The Company believes the project has very high potential to locate economic heavy mineral deposits along the fossil shoreline, and more importantly that gold, platinum metals and possibly diamonds are likely to be accessories to the economic mineral assemblage.

 

 

Copper

 

Base Metals

Some large Proterozoic base metal deposits form at or near the ground surface within fine-grained sediments adjacent to large fault zones which existed at the time of sediment deposition. Hot hypersaline solutions, probably derived from buried salt deposits, leach the metals from rocks and carry them to the surface where they form metal sulphide deposits. Large domal features commonly occur in the vicinity of the deposits.
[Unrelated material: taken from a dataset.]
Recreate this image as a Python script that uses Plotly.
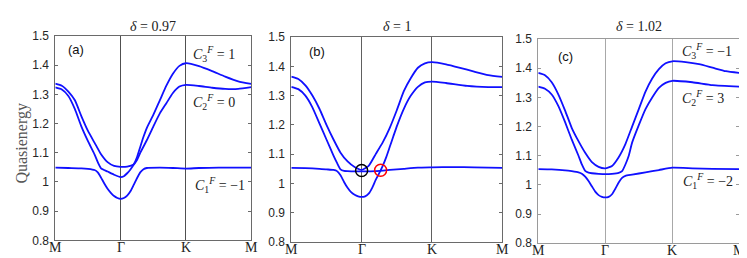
import plotly.graph_objects as go

# k-path positions and labels
k_ticks = [0, 1, 2, 3]
k_labels = ['M', 'Γ', 'K', 'M']
E_ticks = [0.8, 0.9, 1.0, 1.1, 1.2, 1.3, 1.4, 1.5]
E_labels = ['0.8', '0.9', '1', '1.1', '1.2', '1.3', '1.4', '1.5']

titles = ['<i>δ</i> = 0.97', '<i>δ</i> = 1', '<i>δ</i> = 1.02']
panel_tags = ['(a)', '(b)', '(c)']

# ---- panel (a), delta = 0.97
k_a_up = [0, 0.1, 0.2, 0.3, 0.4, 0.5, 0.6, 0.7, 0.8, 0.9, 1.0, 1.1, 1.2, 1.25, 1.3, 1.4, 1.5, 1.6,
          1.7, 1.8, 1.9, 2.0, 2.2, 2.4, 2.6, 2.8, 3.0]
E_a_up = [1.337, 1.33, 1.31, 1.28, 1.225, 1.175, 1.135, 1.095, 1.068, 1.055, 1.052, 1.053, 1.06,
          1.075, 1.1, 1.143, 1.19, 1.235, 1.27, 1.305, 1.327, 1.333, 1.329, 1.323, 1.319, 1.319, 1.325]
k_a_mid = [0, 0.1, 0.2, 0.3, 0.4, 0.5, 0.6, 0.65, 0.7, 0.8, 0.9, 1.0, 1.05, 1.1, 1.15, 1.2, 1.25,
           1.3, 1.35, 1.4, 1.5, 1.6, 1.7, 1.8, 1.9, 2.0, 2.2, 2.4, 2.6, 2.8, 3.0]
E_a_mid = [1.324, 1.317, 1.295, 1.25, 1.19, 1.14, 1.095, 1.068, 1.047, 1.036, 1.025, 1.017, 1.02,
           1.03, 1.043, 1.06, 1.085, 1.12, 1.155, 1.185, 1.23, 1.28, 1.33, 1.371, 1.398, 1.407,
           1.397, 1.38, 1.361, 1.345, 1.336]
k_a_low = [0, 0.2, 0.4, 0.5, 0.6, 0.65, 0.7, 0.75, 0.8, 0.85, 0.9, 0.95, 1.0, 1.05, 1.1, 1.15,
           1.2, 1.25, 1.3, 1.35, 1.4, 1.6, 1.8, 2.0, 2.2, 2.5, 3.0]
E_a_low = [1.049, 1.048, 1.047, 1.045, 1.041, 1.033, 1.015, 0.995, 0.977, 0.963, 0.952, 0.945,
           0.942, 0.945, 0.953, 0.968, 0.99, 1.013, 1.033, 1.044, 1.048, 1.049, 1.048, 1.046,
           1.048, 1.049, 1.049]

# ---- panel (b), delta = 1
k_b_up = [0, 0.1, 0.2, 0.3, 0.4, 0.5, 0.6, 0.7, 0.8, 0.9, 1.0, 1.1, 1.2, 1.3, 1.4, 1.5, 1.6, 1.7,
          1.8, 1.9, 2.0, 2.2, 2.4, 2.6, 2.8, 3.0]
E_b_up = [1.365, 1.357, 1.335, 1.3, 1.255, 1.2, 1.15, 1.105, 1.075, 1.056, 1.046, 1.06, 1.1, 1.14,
          1.19, 1.25, 1.315, 1.36, 1.395, 1.41, 1.414, 1.407, 1.395, 1.382, 1.37, 1.364]
k_b_mid = [0, 0.1, 0.2, 0.3, 0.4, 0.5, 0.6, 0.65, 0.7, 0.75, 0.8, 0.9, 1.0, 1.2, 1.4, 1.6, 1.8,
           2.0, 2.3, 2.6, 3.0]
E_b_mid = [1.33, 1.322, 1.3, 1.26, 1.205, 1.15, 1.095, 1.07, 1.048, 1.043, 1.042, 1.041, 1.041,
           1.042, 1.046, 1.05, 1.054, 1.055, 1.056, 1.055, 1.053]
k_b_low = [0, 0.2, 0.4, 0.5, 0.6, 0.65, 0.7, 0.75, 0.8, 0.85, 0.9, 0.95, 1.0, 1.05, 1.1, 1.15,
           1.2, 1.25, 1.3, 1.35, 1.4, 1.45, 1.5, 1.6, 1.7, 1.8, 1.9, 2.0, 2.2, 2.5, 2.8, 3.0]
E_b_low = [1.053, 1.052, 1.05, 1.048, 1.046, 1.042, 1.028, 1.005, 0.985, 0.97, 0.961, 0.956,
           0.954, 0.956, 0.965, 0.985, 1.012, 1.035, 1.06, 1.09, 1.125, 1.16, 1.195, 1.255, 1.3,
           1.33, 1.345, 1.348, 1.343, 1.333, 1.329, 1.329]

# ---- panel (c), delta = 1.02
k_c_up = [0, 0.1, 0.2, 0.3, 0.4, 0.5, 0.6, 0.7, 0.8, 0.9, 1.0, 1.1, 1.2, 1.3, 1.4, 1.5, 1.6, 1.7,
          1.8, 1.9, 2.0, 2.2, 2.4, 2.6, 2.8, 3.0]
E_c_up = [1.384, 1.376, 1.352, 1.31, 1.255, 1.195, 1.15, 1.11, 1.078, 1.062, 1.057, 1.065, 1.095,
          1.14, 1.2, 1.26, 1.32, 1.365, 1.397, 1.417, 1.424, 1.421, 1.414, 1.402, 1.39, 1.384]
k_c_mid = [0, 0.1, 0.2, 0.3, 0.4, 0.5, 0.6, 0.65, 0.7, 0.75, 0.8, 0.9, 1.0, 1.1, 1.2, 1.25, 1.3,
           1.35, 1.4, 1.5, 1.6, 1.7, 1.8, 1.9, 2.0, 2.3, 2.6, 3.0]
E_c_mid = [1.337, 1.33, 1.31, 1.27, 1.215, 1.155, 1.1, 1.07, 1.048, 1.042, 1.04, 1.038, 1.037,
           1.038, 1.041, 1.047, 1.07, 1.1, 1.145, 1.205, 1.26, 1.3, 1.333, 1.35, 1.357, 1.352,
           1.342, 1.337]
k_c_low = [0, 0.2, 0.4, 0.5, 0.6, 0.65, 0.7, 0.75, 0.8, 0.85, 0.9, 0.95, 1.0, 1.05, 1.1, 1.15,
           1.2, 1.25, 1.3, 1.4, 1.6, 1.8, 2.0, 2.3, 2.6, 3.0]
E_c_low = [1.054, 1.053, 1.05, 1.047, 1.043, 1.038, 1.028, 1.013, 0.995, 0.977, 0.965, 0.959,
           0.957, 0.959, 0.968, 0.987, 1.008, 1.024, 1.031, 1.035, 1.043, 1.051, 1.059, 1.057,
           1.055, 1.054]

# band crossing markers in panel (b)
circ_k = [1.0, 1.27]
circ_E = [1.044, 1.045]
circ_colors = ['black', 'red']

# Chern number labels
chern_a = ['<i>C</i><sub>3</sub><sup><i>F</i></sup> = 1',
           '<i>C</i><sub>2</sub><sup><i>F</i></sup> = 0',
           '<i>C</i><sub>1</sub><sup><i>F</i></sup> = −1']
chern_c = ['<i>C</i><sub>3</sub><sup><i>F</i></sup> = −1',
           '<i>C</i><sub>2</sub><sup><i>F</i></sup> = 3',
           '<i>C</i><sub>1</sub><sup><i>F</i></sup> = −2']

W, H = 747, 258
BLUE = '#1010ff'

# panel boxes in pixels: left, right, top, bottom
boxes = [(47.3, 243.3, 22.3, 238.3), (283.3, 494.3, 23.3, 240.0), (530.3, 731.3, 25.5, 241.3)]
box_col = ['#6a6a6a', '#6a6a6a', '#9a9a9a']
grid_col = ['#505050', '#606060', '#a8a8a8']

bands = [
    [(k_a_up, E_a_up), (k_a_mid, E_a_mid), (k_a_low, E_a_low)],
    [(k_b_up, E_b_up), (k_b_mid, E_b_mid), (k_b_low, E_b_low)],
    [(k_c_up, E_c_up), (k_c_mid, E_c_mid), (k_c_low, E_c_low)],
]

fig = go.Figure()
layout = dict(width=W, height=H, margin=dict(l=0, r=0, t=0, b=0),
              paper_bgcolor='white', plot_bgcolor='white', showlegend=False)
annotations = []

for i, (l, r, t, b) in enumerate(boxes):
    sfx = '' if i == 0 else str(i + 1)
    for kk, ee in bands[i]:
        fig.add_trace(go.Scatter(x=kk, y=ee, mode='lines', xaxis='x' + sfx, yaxis='y' + sfx,
                                 line=dict(color=BLUE, width=1.8, shape='spline', smoothing=0.5),
                                 hoverinfo='skip'))
    layout['xaxis' + sfx] = dict(
        domain=[l / W, r / W], anchor='y' + sfx, range=[0, 3],
        tickvals=k_ticks, showticklabels=False, ticks='',
        showgrid=True, gridcolor=grid_col[i], gridwidth=1, zeroline=False,
        showline=True, linecolor=box_col[i], linewidth=1, mirror=True)
    layout['yaxis' + sfx] = dict(
        domain=[1 - b / H, 1 - t / H], anchor='x' + sfx, range=[0.8, 1.5],
        tickvals=E_ticks, ticktext=E_labels, ticks='inside', ticklen=3,
        tickcolor=box_col[i], showgrid=False, zeroline=False,
        showline=True, linecolor=box_col[i], linewidth=1, mirror='ticks',
        ticklabelstandoff=3,
        tickfont=dict(family='Liberation Sans', size=12, color='#262626'))
    annotations.append(dict(text=titles[i], x=(l + r) / 2 / W, y=1 - 12 / H, xref='paper',
                            yref='paper', showarrow=False, xanchor='center', yanchor='middle',
                            font=dict(family='Liberation Serif', size=14, color='#222')))
    # k-point labels under each panel
    for kv, lab in zip(k_ticks, k_labels):
        annotations.append(dict(text=lab, x=kv, xref='x' + sfx, y=1 - (b + 7.5) / H,
                                yref='paper', showarrow=False, xanchor='center',
                                yanchor='middle',
                                font=dict(family='Liberation Serif', size=14, color='#222')))

fig.add_trace(go.Scatter(x=circ_k, y=circ_E, mode='markers', xaxis='x2', yaxis='y2',
                         marker=dict(symbol='circle-open', size=12, color=circ_colors,
                                     line=dict(width=1.5, color=circ_colors)),
                         hoverinfo='skip'))

tag_pos = [(68, 36), (309, 39), (557.7, 44)]
for tag, (x, y) in zip(panel_tags, tag_pos):
    annotations.append(dict(text=tag, x=x / W, y=1 - y / H, xref='paper', yref='paper',
                            showarrow=False, xanchor='center', yanchor='middle',
                            font=dict(family='Liberation Sans', size=13, color='#111')))

chern_pos_a = [(183.3, 41.7), (183.3, 92.3), (185, 180)]
chern_pos_c = [(672.3, 37.7), (672.3, 87.7), (673, 175)]
for txt, (x, y) in list(zip(chern_a, chern_pos_a)) + list(zip(chern_c, chern_pos_c)):
    annotations.append(dict(text=txt, x=x / W, y=1 - y / H, xref='paper', yref='paper',
                            showarrow=False, xanchor='left', yanchor='middle',
                            font=dict(family='Liberation Serif', size=14, color='#222')))

annotations.append(dict(text='Quasienergy', x=14 / W, y=1 - 136 / H, xref='paper',
                        yref='paper', showarrow=False, textangle=-90,
                        xanchor='center', yanchor='middle',
                        font=dict(family='Liberation Serif', size=16, color='#555')))

layout['annotations'] = annotations
fig.update_layout(**layout)
fig.write_html("out.html")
Basalts may be an important source of metal for copper deposits.

The search for such deposits usually involves recognition of a favourable geological setting (presence of fine grained evaporitic sediments of Proterozoic age with adjacent large faults), geochemical and geophysical surveys and drilling. Proterozoic aged rocks are hosts to many of the larger base metal deposits in Australia and Diatreme considers that these rocks are the best place to explore for base metal deposits in Australia. Diatreme's major base metal project, the Bellfield Project, is situated in Proterozoic rocks to the southwest of Georgetown in north Queensland. The aim of the Bellfield Base Metal Project is to discover a major Mount Isa style copper-lead-zinc-silver deposit.